In microcytic anemia, the reticulocyte count is typically low, falling below 3%. Reticulocytes are immature red blood cells with a ‘net-like' chromatin structure. A low reticulocyte count suggests that the bone marrow is not effectively compensating for the anemia by increasing red blood cell production. This is often due to the inability to increase hemoglobin synthesis, which is a common feature in conditions like thalassemia and iron deficiency that lead to microcytic anemia.
Thalassemia is a hereditary form of anemia resulting from impaired hemoglobin production. Normal hemoglobin is composed of two alpha and two beta subunits. In thalassemia, either the alpha or beta globin chains are defective or absent, leading to dysfunctional hemoglobin. This results in microcytic anemia characterized by red blood cells that are smaller and paler than normal.
Hemoglobin H disease is a form of alpha thalassemia caused by the deletion of three alpha globin genes. This condition leads to the formation of hemoglobin H, which is composed of four beta globin chains. Hemoglobin H has a high affinity for oxygen, impairing its delivery to tissues and causing hypoxia. Additionally, hemoglobin H can form inclusion bodies that damage red blood cell membranes, leading to extravascular hemolysis and moderate to severe microcytic anemia.

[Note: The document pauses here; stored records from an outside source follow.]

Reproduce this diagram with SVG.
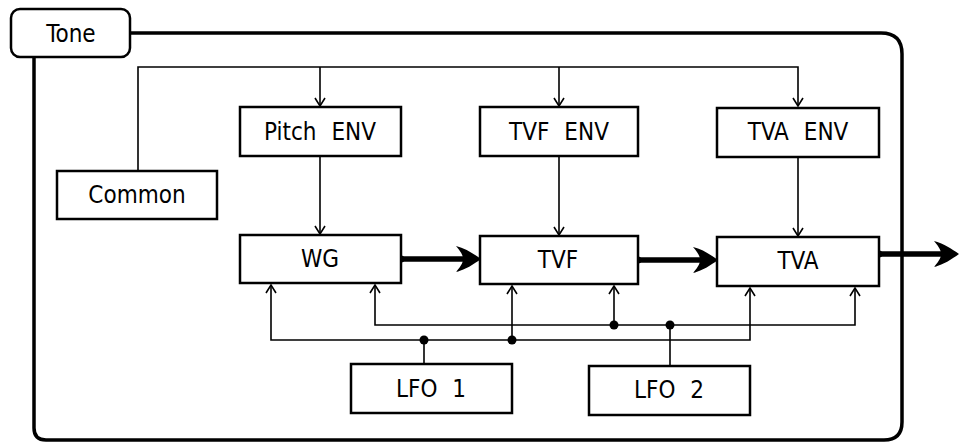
<svg xmlns="http://www.w3.org/2000/svg" width="963" height="444" viewBox="0 0 963 444">
<style>
.box{fill:#fff;stroke:#000;stroke-width:2.5}
.frame{fill:none;stroke:#000;stroke-width:3.5}
.wire{fill:none;stroke:#000;stroke-width:1.6}
.thick{fill:none;stroke:#000;stroke-width:5.5}
.lbl{font-family:"DejaVu Sans Condensed","Liberation Sans",sans-serif;font-size:24px;fill:#000;text-anchor:middle;word-spacing:8px}
.dot{fill:#000}
</style>
<defs>
<marker id="open" viewBox="-10 -7 12 14" markerWidth="12" markerHeight="14" refX="0" refY="0" orient="auto-start-reverse" markerUnits="userSpaceOnUse">
<path d="M-8,-5 L0,0 L-8,5" fill="none" stroke="#000" stroke-width="1.6"/>
</marker>
<marker id="fat" viewBox="-27 -15 29 30" markerWidth="29" markerHeight="30" refX="0" refY="0" orient="auto" markerUnits="userSpaceOnUse">
<path d="M0,0 C-7,-5 -16,-11 -25,-13 C-19,-6 -18,-3 -18,0 C-18,3 -19,6 -25,13 C-16,11 -7,5 0,0 Z" fill="#000"/>
</marker>
</defs>

<g id="frame">
<path class="frame" d="M130,33 H881 Q902,33 902,54 V422 Q902,440 884,440 H46 Q34,440 34,428 V57"/>
</g>

<g id="connectors">
<path class="wire" d="M138,170 V67 H798 V106" marker-end="url(#open)"/>
<path class="wire" d="M320,67 V106" marker-end="url(#open)"/>
<path class="wire" d="M559,67 V106" marker-end="url(#open)"/>
<path class="wire" d="M320,156 V234" marker-end="url(#open)"/>
<path class="wire" d="M559,156 V235" marker-end="url(#open)"/>
<path class="wire" d="M798,157 V236" marker-end="url(#open)"/>
<path class="wire" d="M271,285 V340 H750 V288" marker-start="url(#open)" marker-end="url(#open)"/>
<path class="wire" d="M375,285 V325 H855 V288" marker-start="url(#open)" marker-end="url(#open)"/>
<path class="wire" d="M424,364 V340"/>
<path class="wire" d="M670,366 V325"/>
<path class="wire" d="M512,340 V286" marker-end="url(#open)"/>
<path class="wire" d="M614,325 V286" marker-end="url(#open)"/>
<circle class="dot" cx="424" cy="340" r="4.5"/>
<circle class="dot" cx="512" cy="340" r="4.5"/>
<circle class="dot" cx="614" cy="325" r="4.5"/>
<circle class="dot" cx="670" cy="325" r="4.5"/>
<path class="thick" d="M401,259 H464"/>
<path class="thick" d="M638,260 H701"/>
<path class="thick" d="M879,254 H941"/>
<path d="M466,259 L481,259" stroke="none" fill="none" marker-end="url(#fat)"/>
<path d="M703,260 L718,260" stroke="none" fill="none" marker-end="url(#fat)"/>
<path d="M944,254 L959,254" stroke="none" fill="none" marker-end="url(#fat)"/>
<circle class="dot" cx="401" cy="259" r="3.5"/>
<circle class="dot" cx="638" cy="260" r="3.5"/>
<circle class="dot" cx="879" cy="254" r="3.5"/>
</g>

<g id="tone">
<rect class="box" x="11" y="9" width="119" height="48" rx="9"/>
<text class="lbl" x="71" y="42">Tone</text>
</g>
<g id="common">
<rect class="box" x="57" y="171" width="160" height="48"/>
<text class="lbl" x="137" y="203">Common</text>
</g>
<g id="pitch-env">
<rect class="box" x="240" y="107" width="161" height="49"/>
<text class="lbl" x="320" y="140">Pitch ENV</text>
</g>
<g id="tvf-env">
<rect class="box" x="480" y="107" width="158" height="49"/>
<text class="lbl" x="559" y="140">TVF ENV</text>
</g>
<g id="tva-env">
<rect class="box" x="717" y="108" width="162" height="49"/>
<text class="lbl" x="798" y="140">TVA ENV</text>
</g>
<g id="wg">
<rect class="box" x="240" y="235" width="161" height="48"/>
<text class="lbl" x="320" y="267">WG</text>
</g>
<g id="tvf">
<rect class="box" x="480" y="236" width="158" height="48"/>
<text class="lbl" x="558" y="268">TVF</text>
</g>
<g id="tva">
<rect class="box" x="717" y="237" width="162" height="49"/>
<text class="lbl" x="798" y="269">TVA</text>
</g>
<g id="lfo1">
<rect class="box" x="351" y="364" width="161" height="49"/>
<text class="lbl" x="431" y="397">LFO 1</text>
</g>
<g id="lfo2">
<rect class="box" x="589" y="366" width="161" height="49"/>
<text class="lbl" x="669" y="398">LFO 2</text>
</g>
</svg>
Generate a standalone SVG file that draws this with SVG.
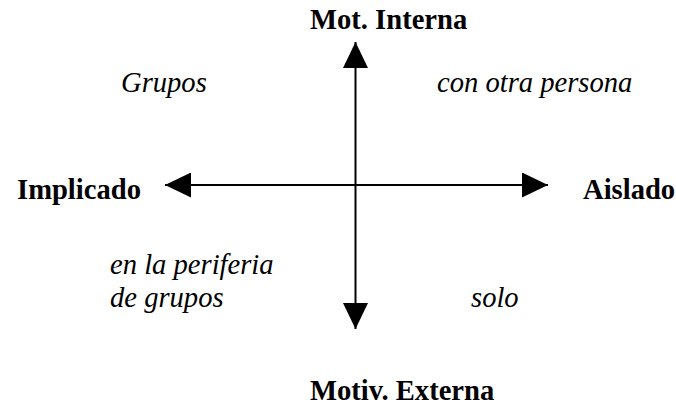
<svg xmlns="http://www.w3.org/2000/svg" width="676" height="405" viewBox="0 0 676 405">
  <style>
    .axis { stroke: #000; stroke-width: 2; fill: none; }
    .bold { font-family: "Liberation Serif", "Times New Roman", serif; font-weight: bold; font-size: 28.6px; fill: #000; }
    .ital { font-family: "Liberation Serif", "Times New Roman", serif; font-style: italic; font-size: 28.6px; fill: #000; }
  </style>
  <defs>
    <marker id="arrow" markerUnits="userSpaceOnUse" markerWidth="26" markerHeight="25" refX="26" refY="12.5" orient="auto-start-reverse" viewBox="0 0 26 25">
      <path d="M0,0 L26,12.5 L0,25 z" fill="#000"/>
    </marker>
  </defs>
  <rect width="676" height="405" fill="#fff"/>
  <g id="connectors">
    <line class="axis" x1="165" y1="185" x2="548" y2="185" marker-start="url(#arrow)" marker-end="url(#arrow)"/>
    <line class="axis" x1="355.5" y1="42" x2="355.5" y2="329" marker-start="url(#arrow)" marker-end="url(#arrow)"/>
  </g>
  <g id="mot-interna"><text class="bold" x="310" y="29">Mot. Interna</text></g>
  <g id="motiv-externa"><text class="bold" x="310" y="400">Motiv. Externa</text></g>
  <g id="implicado"><text class="bold" x="17" y="199">Implicado</text></g>
  <g id="aislado"><text class="bold" x="583" y="199">Aislado</text></g>
  <g id="grupos"><text class="ital" x="121" y="92">Grupos</text></g>
  <g id="con-otra-persona"><text class="ital" x="437" y="92">con otra persona</text></g>
  <g id="periferia"><text class="ital" x="110" y="274">en la periferia<tspan x="110" y="307">de grupos</tspan></text></g>
  <g id="solo"><text class="ital" x="471" y="307">solo</text></g>
</svg>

Beta thalassemia major is the most severe form of beta thalassemia, resulting from a complete deficiency of both beta genes. This leads to severe anemia and a range of complications including extramedullary hematopoiesis in the liver, spleen, and bone, causing hepatosplenomegaly and facial and skull bone deformities. The red blood cells show significant morphological abnormalities, such as microcytes, target cells, and teardrop cells. Complications may include iron overload due to frequent transfusions and the risk of aplastic crisis. Treatment involves chronic red blood cell transfusions.